In September 1918, the Daily Herald reported that Bush had "recently passed his examination for captaincy, only waiting now for the commission to be ratified. He is in charge of the supplies for nearly 4,000 men and is enjoying the military life to the very fullest." For Bush, staying in the army was a logical choice. Thirty-seven years later, he would leave the service.

Bush's postwar service began as captain in the 64th Infantry regiment, but he soon became the adjutant for the 26th Infantry.

In June 1923, he was assigned to the Adjutant General's Office, where he worked on the World War Adjustment Compensation Act. Whether the veteran received land or a cash payment, military bonuses were an accepted American practice for wartime service. World War I soldiers' were no different, expecting a similar form of remuneration. Bush was involved in the "nuts and bolts" of the law enacted in 1924.

From 1925 to 1928, he saw duty in the Philippine Islands. On return he was back with the adjutant general's department.

However, the Great Depression temporarily changed Bush's career. With his civil engineering degree, Bush was a perfect fit when the Regular Army provided officers to the Civilian Conservation Corps, a New Deal public work relief program. Starting in 1933, Bush organized and administered the C.C.C. in Illinois, Michigan and Wisconsin. The C.C.C. helped in reforestation, constructed trails, roads, lodges and service buildings in state and national parks and forests, while building a network of public roads in remote areas.

In September 1941, with the country preparing for World War II, Bush was assigned to the First Armored Corps and was involved in establishing the desert training center. But because of an unexpected change in duty stations in July 1942, he came within two weeks of shipping out to North Africa. Instead, Bush, now a colonel, was selected by Gen. James A. O'Connor, commander of the newly organized Northwest Service Command, to be his chief of staff.

The Northwest Service Command was charged with building a military highway to Alaska. After Pearl Harbor it was quickly decided that a road was needed to move military supplies to soldiers fighting the Japanese in the Aleutians. Therefore, on Feb. 2, 1942, the Alaska-Canada (Alcan) Highway project was given the go-ahead by the War Department. By March 9, the Army Corps of Engineers was surveying the route. Eight months and 11 days later the project was complete.
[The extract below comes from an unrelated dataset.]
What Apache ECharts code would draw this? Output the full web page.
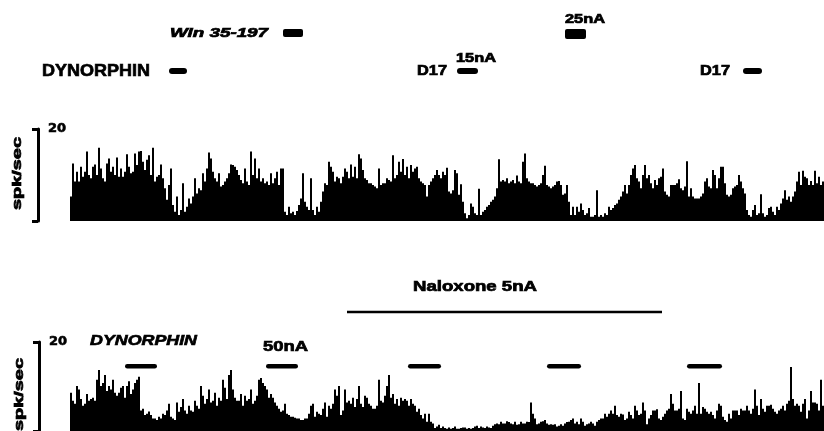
<!DOCTYPE html>
<html>
<head>
<meta charset="utf-8">
<script src="https://cdn.jsdelivr.net/npm/echarts@6/dist/echarts.min.js"></script>
<style>
  html, body { margin: 0; padding: 0; background: #fff; }
  #chart { width: 824px; height: 431px; }
</style>
</head>
<body>
<div id="chart"></div>
<script>
// Firing rate histograms (spk/sec), one value per time bin.
// Upper trace: dynorphin, Win 35-197 and D17 applications.
const upperRateA = [
  5.3,12.5,8.6,10.7,8.6,11.8,9.6,10.7,15.1,10.0,
  9.3,11.8,12.3,10.0,15.9,11.4,9.3,8.6,12.5,13.6,
  10.7,11.8,10.0,13.8,9.6,11.4,9.6,10.7,14.5,11.8,
  10.4,10.7,14.7,12.2,15.1,15.2,12.9,11.1,13.3,14.3,
  10.0,15.9,8.6,9.6,10.0,12.3,9.3,7.1,4.6,7.8,
  11.4,3.5,2.0,5.3,1.3,2.4,8.2,2.0,3.1,4.9,
  3.8,5.3,9.3,6.0,7.1,6.7,10.4,8.6,11.4,14.9,
  13.6,10.7,9.3,8.6,10.4,7.5,7.8,8.6,9.3,10.4,
  12.3,12.2,11.8,11.1,10.0,8.9,8.2,11.4,8.6,7.8,
  15.1,10.0,13.6,9.3,11.4,8.6,9.3,8.2,8.6,7.8,
  10.4,8.2,9.3,10.7,7.8,11.4,11.4,2.0,1.3,3.1,
  1.7,2.0,1.3,2.2,3.5,4.9,10.4,4.2,3.1,2.4,
  9.3,2.4,1.3,3.1,2.0
];
const upperRateB = [
  4.2,6.4,8.2,7.8,12.9,11.8,10.7,8.6,9.6,9.3,
  8.2,9.6,11.4,10.7,9.3,12.3,9.6,11.8,9.3,14.5,
  13.6,11.1,9.3,8.9,8.2,8.2,7.8,7.5,7.1,11.4,
  7.8,8.2,8.2,9.3,8.9,8.6,14.3,9.3,10.0,12.9,
  10.7,13.5,10.0,11.8,9.3,12.2,10.7,11.4,11.8,9.3,
  8.6,8.2,7.8,5.3,7.8,8.6,9.3,10.0,11.1,10.0,
  9.3,10.7,10.0,11.6,6.4,6.0,6.7,11.1,10.4,5.7,
  8.0,4.2,1.7,0.6,1.3,3.8,3.1,1.7,1.3,7.0,
  1.3,2.0,2.4,3.1,3.5,4.2,4.6,5.3,7.1,13.4,
  8.6,8.9,8.6,9.3,8.2,8.6,8.9,8.2,9.9,8.6,
  8.2,12.9,14.7,9.3,8.6,8.2,8.2,7.8,7.5,7.8,
  8.2,10.0,12.0,7.8,7.5,7.1,7.5,7.8,8.6,8.7,
  7.8,5.7,6.0,7.8,4.2,1.3
];
const upperRateC = [
  3.1,1.3,3.1,2.0,3.8,2.4,1.3,1.7,2.8,0.9,
  0.9,1.3,6.7,0.9,1.3,0.9,1.7,1.3,3.1,2.4,
  2.8,3.5,3.8,4.6,5.3,6.4,7.8,6.0,7.8,10.0,
  11.4,12.2,9.3,8.6,7.1,10.0,12.2,9.3,10.0,8.2,
  7.1,8.9,7.8,9.3,9.6,11.4,6.4,5.7,5.3,7.8,
  7.8,7.8,8.2,9.1,7.1,6.7,7.5,13.0,5.3,7.1,
  5.3,4.9,4.9,4.9,5.3,6.0,8.6,9.3,7.5,7.1,
  11.1,10.0,7.1,9.3,11.8,11.8,8.2,5.7,5.3,5.7,
  7.1,7.5,7.8,10.0,8.6,7.1,6.0,2.4,1.3,0.9,
  2.4,3.5,1.3,1.7,5.8,1.7,0.9,1.3,2.8,3.1,
  2.0,1.3,3.1,2.4,3.8,4.9,6.7,4.6,5.3,4.2,
  5.3,6.4,8.6,10.7,7.8,10.9,9.6,9.3,7.8,8.7,
  7.8,10.9,8.2,9.6,7.8,8.6
];

// Lower trace: repeated dynorphin 50nA, with naloxone 5nA in between.
const lowerRateA = [
  8.6,6.8,6.1,10.1,9.3,7.2,5.7,6.1,8.3,6.8,
  7.2,7.5,6.8,11.5,13.7,10.1,10.8,12.6,9.0,10.1,
  9.3,11.5,8.6,7.9,8.6,9.7,10.1,7.5,10.1,11.2,
  8.3,9.3,10.8,11.5,12.2,4.6,5.0,3.6,3.9,4.4,
  3.6,2.8,2.8,2.5,3.2,2.8,3.9,3.6,4.6,6.1,
  3.2,2.8,2.5,6.4,4.3,5.4,7.2,4.6,3.9,5.7,
  4.6,4.3,6.8,5.7,5.0,10.1,7.9,6.1,7.2,9.3,
  6.4,6.8,8.6,5.7,7.5,6.8,11.5,9.7,7.2,12.6,
  13.7,9.3,7.5,6.8,6.8,8.3,5.7,7.9,6.8,7.2,
  9.3,6.1,6.8,7.9,11.5,11.9,10.8,10.1,9.3,7.5,
  8.3,7.5,6.4,5.7,5.0,4.3,4.6,6.1,3.9,3.6,
  3.2,3.2,3.0,2.8,2.8,2.5,2.5,2.8,2.8,3.9,
  5.7,6.1,3.2,4.3,3.9
];
const lowerRateB = [
  3.6,5.0,6.4,3.2,5.7,5.0,6.1,9.3,7.9,10.1,
  3.6,4.6,9.3,6.4,6.8,6.1,7.5,5.4,7.2,10.1,
  6.1,5.4,7.9,7.5,6.1,5.7,5.0,5.0,5.7,11.5,
  6.8,6.4,7.9,10.1,12.6,7.5,8.3,6.1,7.2,5.7,
  7.5,6.8,7.2,6.8,5.7,7.2,6.1,5.7,4.3,5.0,
  3.6,2.8,3.9,2.1,3.9,2.1,1.7,0.7,1.0,1.4,
  0.7,1.0,0.7,0.5,0.8,0.5,0.7,1.0,0.5,0.5,
  0.7,0.8,0.8,0.5,0.7,0.5,0.7,1.0,1.2,0.7,
  1.0,0.8,0.7,1.0,0.8,0.7,1.2,1.5,1.7,1.5,
  2.1,1.7,1.7,2.2,2.0,1.7,1.5,2.1,1.4,1.5,
  2.1,1.7,1.7,2.1,2.0,6.4,3.9,2.8,1.5,1.7,
  2.1,2.2,2.5,1.7,1.4,1.5,1.4,1.5,1.0,1.2,
  1.5,1.2,1.7,2.0,2.1,2.5
];
const lowerRateC = [
  2.8,1.7,2.1,1.5,2.8,2.1,1.2,1.5,1.7,2.1,
  1.7,1.2,2.1,2.5,2.8,2.8,3.9,3.2,3.9,4.6,
  3.9,5.7,3.6,3.2,3.9,3.7,2.5,2.8,4.3,3.6,
  2.8,5.7,4.6,3.6,3.9,6.4,4.6,1.5,2.8,3.6,
  4.6,4.6,4.9,2.8,2.5,3.2,3.9,4.6,5.0,8.3,
  6.1,4.6,4.6,5.0,9.0,2.8,2.5,5.0,4.3,3.9,
  4.6,5.7,3.9,10.8,3.9,5.4,5.0,4.3,3.9,4.3,
  3.6,2.8,4.6,6.1,5.7,3.2,2.5,2.1,3.9,2.8,
  4.6,4.6,4.6,3.6,5.0,4.6,4.6,5.7,4.6,3.9,
  5.0,9.3,5.7,3.6,7.2,5.0,4.3,5.7,5.7,5.9,
  5.0,4.3,3.9,4.6,5.0,5.7,4.6,6.1,6.8,14.4,
  7.2,5.7,6.1,5.7,4.3,6.1,7.2,2.8,4.6,9.0,
  6.4,6.4,6.1,4.6,11.5,5.7
];

// Scale bar: 0 to 20 spk/sec
const rateTicks = [0, 20];

// Drug application periods, as [first bin, last bin] (bin edges)
const upperDynorphin = [49.5, 58.5];
const upperWin = [106.5, 116.5];
const upperD17_15nA = [193.5, 204];
const upperD17_25nA = [247.5, 258];
const upperD17Late = [336.5, 346];
const lowerDynorphin = [[27.5, 43.5], [98, 114], [169, 185.5], [238.5, 255.5], [308.5, 326]];
const lowerNaloxone = [138.5, 296];

const upperRate = upperRateA.concat(upperRateB, upperRateC);
const lowerRate = lowerRateA.concat(lowerRateB, lowerRateC);
const upperBins = upperRate.map((_, i) => i);
const lowerBins = lowerRate.map((_, i) => i);

const INK = '#000';

function rateAxis(gridIndex, offset) {
  return {
    gridIndex: gridIndex,
    type: 'value',
    min: rateTicks[0],
    max: rateTicks[1],
    interval: rateTicks[1] - rateTicks[0],
    position: 'left',
    offset: offset,
    axisLine: { show: true, lineStyle: { color: INK, width: 3 } },
    axisTick: { show: true, length: 6, lineStyle: { color: INK, width: 3 } },
    axisLabel: {
      show: true,
      inside: true,
      margin: 10,
      color: INK,
      fontFamily: 'DejaVu Sans',
      fontWeight: 'bold',
      fontSize: 13,
      textBorderColor: INK,
      textBorderWidth: 0.6,
      formatter: v => (v === rateTicks[1] ? String(v) : '')
    },
    splitLine: { show: false }
  };
}

function binAxis(gridIndex, bins) {
  return {
    gridIndex: gridIndex,
    type: 'category',
    data: bins,
    show: false,
    boundaryGap: true
  };
}

function histogram(xIndex, data) {
  return {
    type: 'bar',
    xAxisIndex: xIndex,
    yAxisIndex: xIndex,
    data: data,
    barCategoryGap: '0%',
    barGap: '0%',
    itemStyle: { color: INK },
    silent: true,
    animation: false
  };
}

const option = {
  animation: false,
  backgroundColor: '#fff',
  grid: [
    { left: 70, top: 129, width: 754, height: 92 },
    { left: 70, top: 342, width: 754, height: 92 }
  ],
  xAxis: [binAxis(0, upperBins), binAxis(1, lowerBins)],
  yAxis: [rateAxis(0, 32), rateAxis(1, 31)],
  series: [histogram(0, upperRate), histogram(1, lowerRate)]
};

const chart = echarts.init(document.getElementById('chart'), null, { renderer: 'canvas' });
chart.setOption(option);

// Bin edge -> pixel x, using each panel's category axis
function edgeX(axisIndex, b) {
  const c0 = chart.convertToPixel({ xAxisIndex: axisIndex }, 0);
  const c1 = chart.convertToPixel({ xAxisIndex: axisIndex }, 1);
  const w = c1 - c0;
  return c0 - w / 2 + b * w;
}

function pill(axisIndex, range, y, h, r) {
  const x0 = edgeX(axisIndex, range[0]);
  const x1 = edgeX(axisIndex, range[1]);
  return {
    type: 'rect',
    silent: true,
    shape: { x: x0, y: y, width: x1 - x0, height: h, r: r },
    style: { fill: INK }
  };
}

const measureCtx = document.createElement('canvas').getContext('2d');
function textWidth(text, font) {
  measureCtx.font = font;
  return measureCtx.measureText(text).width;
}

// Extended, heavy lettering: stretch the text horizontally to its box
function label(text, font, left, right, cy) {
  const w = textWidth(text, font);
  return {
    type: 'text',
    silent: true,
    x: left,
    y: cy,
    scaleX: (right - left) / w,
    style: {
      text: text, font: font, fill: INK,
      stroke: INK, lineWidth: 0.7,
      align: 'left', verticalAlign: 'middle',
      textAlign: 'left', textVerticalAlign: 'middle'
    }
  };
}

function vlabel(text, font, cx, top, bottom) {
  const w = textWidth(text, font);
  return {
    type: 'text',
    silent: true,
    x: cx,
    y: (top + bottom) / 2,
    rotation: Math.PI / 2,
    scaleX: (bottom - top) / w,
    style: {
      text: text, font: font, fill: INK,
      stroke: INK, lineWidth: 0.7,
      align: 'center', verticalAlign: 'middle',
      textAlign: 'center', textVerticalAlign: 'middle'
    }
  };
}

const F = '"Liberation Sans", Arial, sans-serif';
const graphics = [
  // upper panel annotations
  label('Win 35-197', 'italic bold 13px ' + F, 170, 268, 33),
  pill(0, upperWin, 29, 8, 2),
  label('DYNORPHIN', 'bold 17px ' + F, 42, 150, 71),
  pill(0, upperDynorphin, 68, 6, 3),
  label('D17', 'bold 14px ' + F, 417, 447, 71),
  label('15nA', 'bold 12px ' + F, 456, 496, 59),
  pill(0, upperD17_15nA, 68, 6, 3),
  label('25nA', 'bold 12px ' + F, 565, 605, 20),
  pill(0, upperD17_25nA, 29, 10, 2),
  label('D17', 'bold 14px ' + F, 700, 730, 71),
  pill(0, upperD17Late, 68, 6, 3),
  vlabel('spk/sec', 'bold 12px ' + F, 18, 137, 210),

  // lower panel annotations
  label('Naloxone 5nA', 'bold 14px ' + F, 413, 537, 287.5),
  {
    type: 'line',
    silent: true,
    shape: { x1: edgeX(1, lowerNaloxone[0]), y1: 312, x2: edgeX(1, lowerNaloxone[1]), y2: 312 },
    style: { stroke: INK, lineWidth: 2.5 }
  },
  label('DYNORPHIN', 'italic bold 15px ' + F, 90, 197, 341),
  label('50nA', 'bold 14px ' + F, 263, 308, 347),
  vlabel('spk/sec', 'bold 12px ' + F, 20, 358, 431)
].concat(lowerDynorphin.map(r => pill(1, r, 364, 4.5, 2.25)));

chart.setOption({ graphic: { elements: graphics } });
</script>
</body>
</html>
A combined 16,000 military and civilian workers built the 1,671-mile road through a wild and mountainous region.

Back in Quincy in December 1942, Bush told The Herald-Whig that "the magnitude of the undertaking, both in building and operating the highway, can scarcely be conceived. ..." He further explained: "Never before has an attempt been made to build such a highway through such country and to operate over it vehicles in weather that goes 20 to 30 degrees below zero."

In May 20 1949, Bush was promoted to brigadier general. Five months later he was appointed adjutant general of the Far East Command at Tokyo. He would serve under Gen. Douglas MacArthur until the five-star general was relieved of command April 10, 1951.

In May 1951, Brig. Gen. Bush was in Quincy visiting his mother and took questions from a Herald-Whig reporter. Regarding the Korean situation and the firing of MacArthur, "General Bush had ‘no comment. ..."

For his final two years in the service, Bush was the deputy adjutant general for the U.S. Army. The position came with a second star and the rank of major general.

Bush died September 28, 1976, in Lake Worth, Fla., and is buried in Arlington National Cemetery.